Bobb allows that Lincoln was not without ambition, but tends, I think, not to give the role of ambition in Lincoln its full due. As early as 1838, when he was not yet 30, in a speech before the Springfield Lyceum, Lincoln said:

Towering genius disdains a beaten path. It seeks regions hitherto unexplored…. It denies that it is glory enough to serve under any chief. It scorns to tread in the footsteps of any predecessor, however illustrious. It thirsts and burns for distinction; and, if possible, it will have it, whether at the expense of emancipating slaves or enslaving freemen.
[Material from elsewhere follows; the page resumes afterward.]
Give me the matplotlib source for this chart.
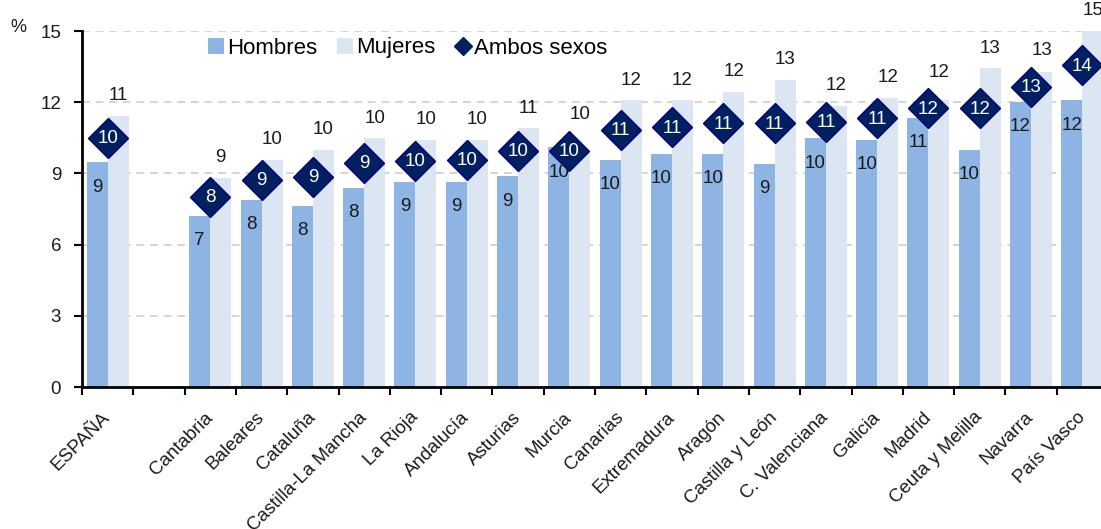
import matplotlib
matplotlib.use("Agg")
import matplotlib.pyplot as plt
from matplotlib.patches import Patch
from matplotlib.lines import Line2D
import numpy as np

plt.rcParams['font.family'] = ['Liberation Sans', 'DejaVu Sans']

categories = ["ESPAÑA", "Cantabria", "Baleares", "Cataluña", "Castilla-La Mancha",
              "La Rioja", "Andalucía", "Asturias", "Murcia", "Canarias", "Extremadura",
              "Aragón", "Castilla y León", "C. Valenciana", "Galicia", "Madrid",
              "Ceuta y Melilla", "Navarra", "País Vasco"]
hombres = [9.48, 7.21, 7.88, 7.63, 8.39, 8.64, 8.64, 8.89, 10.1, 9.57, 9.82,
           9.82, 9.40, 10.49, 10.41, 11.34, 9.99, 12.01, 12.09]
mujeres = [11.42, 8.81, 9.57, 9.99, 10.49, 10.41, 10.41, 10.91, 9.85, 12.09, 12.09,
           12.43, 12.94, 11.84, 12.18, 12.09, 13.44, 13.27, 15.04]
ambos = [10.49, 8.02, 8.72, 8.84, 9.45, 9.54, 9.57, 9.96, 9.95, 10.83, 10.94,
         11.11, 11.11, 11.18, 11.32, 11.74, 11.74, 12.66, 13.55]
yticks = [0, 3, 6, 9, 12, 15]

c_h = "#8EB4E3"
c_m = "#DCE6F2"
c_a = "#002060"

W, H = 1101, 529
fig = plt.figure(figsize=(W / 100, H / 100), dpi=100)
left, right_px, bot, top = 82, 1108, 387, 31
ax = fig.add_axes([left / W, 1 - bot / H, (right_px - left) / W, (bot - top) / H])

# ESPAÑA in first slot, an empty slot, then regions
pos = np.array([0] + list(range(2, 2 + len(categories) - 1)), dtype=float)
bw = 0.41
ax.bar(pos - bw / 2, hombres, width=bw, color=c_h, zorder=2, linewidth=0)
ax.bar(pos + bw / 2, mujeres, width=bw, color=c_m, zorder=2, linewidth=0)
ax.plot(pos, ambos, linestyle='none', marker='D', markersize=20.5,
        markerfacecolor=c_a, markeredgecolor="#000080", markeredgewidth=1, zorder=4)

fs = 13.5
tc = '#1a1a1a'
for x, h, m, a in zip(pos, hombres, mujeres, ambos):
    ax.annotate(f"{h:.0f}", (x - bw / 2, h), xytext=(0, -18), textcoords='offset points',
                ha='center', va='center', fontsize=fs, color=tc, zorder=5)
    if a + 1.52 > m + 0.84:
        ax.annotate(f"{m:.0f}", (x + bw / 2, a), xytext=(0, 26), textcoords='offset points',
                    ha='center', va='center', fontsize=fs, color=tc, zorder=5,
                    annotation_clip=False)
    else:
        ax.annotate(f"{m:.0f}", (x + bw / 2, m), xytext=(0, 14.4), textcoords='offset points',
                    ha='center', va='center', fontsize=fs, color=tc, zorder=5,
                    annotation_clip=False)
    ax.annotate(f"{a:.0f}", (x, a), xytext=(0, -0.5), textcoords='offset points',
                ha='center', va='center', fontsize=fs, color='white', zorder=6)

ax.set_xlim(-0.5, 19.5)
ax.set_ylim(0, 15)
ax.set_yticks(yticks)
ax.set_yticklabels([str(v) for v in yticks], fontsize=13.5, color=tc)
ax.yaxis.grid(True, linestyle=(0, (4, 3)), color='#D4D4D4', linewidth=1.4, zorder=0)
ax.set_axisbelow(True)

ax.set_xticks(pos)
ax.set_xticklabels(categories, rotation=45, ha='right', va='center', rotation_mode='anchor',
                   fontsize=13.5, color=tc)
ax.tick_params(axis='x', which='major', length=0, pad=20)
ax.set_xticks(np.arange(-0.5, 20.0, 1.0), minor=True)
ax.tick_params(axis='x', which='minor', length=6, width=1.5, direction='out', color='black')
ax.tick_params(axis='y', length=6, width=1.5, direction='out', pad=9, color='black')

for s in ['top', 'right']:
    ax.spines[s].set_visible(False)
for s in ['left', 'bottom']:
    ax.spines[s].set_linewidth(2)
    ax.spines[s].set_color('black')
    ax.spines[s].set_zorder(5)

fig.text(18 / W, 1 - 27 / H, "%", ha='center', va='center', fontsize=13, color=tc)

handles = [Patch(facecolor=c_h, edgecolor='none', label='Hombres'),
           Patch(facecolor=c_m, edgecolor='none', label='Mujeres'),
           Line2D([], [], linestyle='none', marker='D', markersize=9.5,
                  markerfacecolor=c_a, markeredgecolor=c_a, label='Ambos sexos')]
fig.legend(handles=handles, loc='center', bbox_to_anchor=(408 / W, 1 - 48 / H),
           ncol=3, frameon=False, fontsize=16, handlelength=0.7, handleheight=0.7,
           handletextpad=0.15, columnspacing=0.9, borderpad=0)

fig.savefig("out.png", dpi=100)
Is it unreasonable then to expect that some man possessed of the loftiest genius, coupled with ambition sufficient to push it to its utmost stretch, will, at some time, spring up among us?


And is it any less reasonable to think that the young Lincoln may well have had himself in mind as that towering genius?

Lincoln became more religious after he had assumed the presidency and fought the great struggle to preserve the Union. On the eve of his inauguration, in his farewell address in Springfield, he told his audience that he well knew the immensity of the task before him. Invoking the name of George Washington, he said: "I feel that I cannot succeed without the same Divine aid which sustained him, and on the same Almighty Being I place my reliance for support, and I hope you, my friends, will all pray that I may receive that Divine assistance without which I cannot succeed, but with which success is certain."

In his later life that there was a strong religious dimension to Abraham Lincoln cannot be doubted. Bobb writes: "In Lincoln's humility, perhaps more powerfully than in that of any other figure, we see the spiritual dimension of this great virtue." But is to invoke God proof of humility, or instead proof of belief in God, and in some instances—though not, to be sure, in Lincoln's—proof of the arrogant belief that God is on one's side?

Lincoln's law partner and biographer William Herndon repeatedly iterates Lincoln's intense ambition. Bobb would not see this in any way disqualifying, for in his view humility and ambition need not be in conflict. And in fact among politicians they seldom are, or at least not for long—ambition shuts out humility every time.

In opposition to its intentions, Humility: An Unlikely Biography of America's Greatest Virtue leads one to believe that conjoining humility and politics entails a confusion of realms. Great nations are never humble, nor are politicians likely to be. If America is to regain and sustain the grandeur that David Bobb sees slipping away from it, the country needs to look elsewhere than the loss of humility as the reason.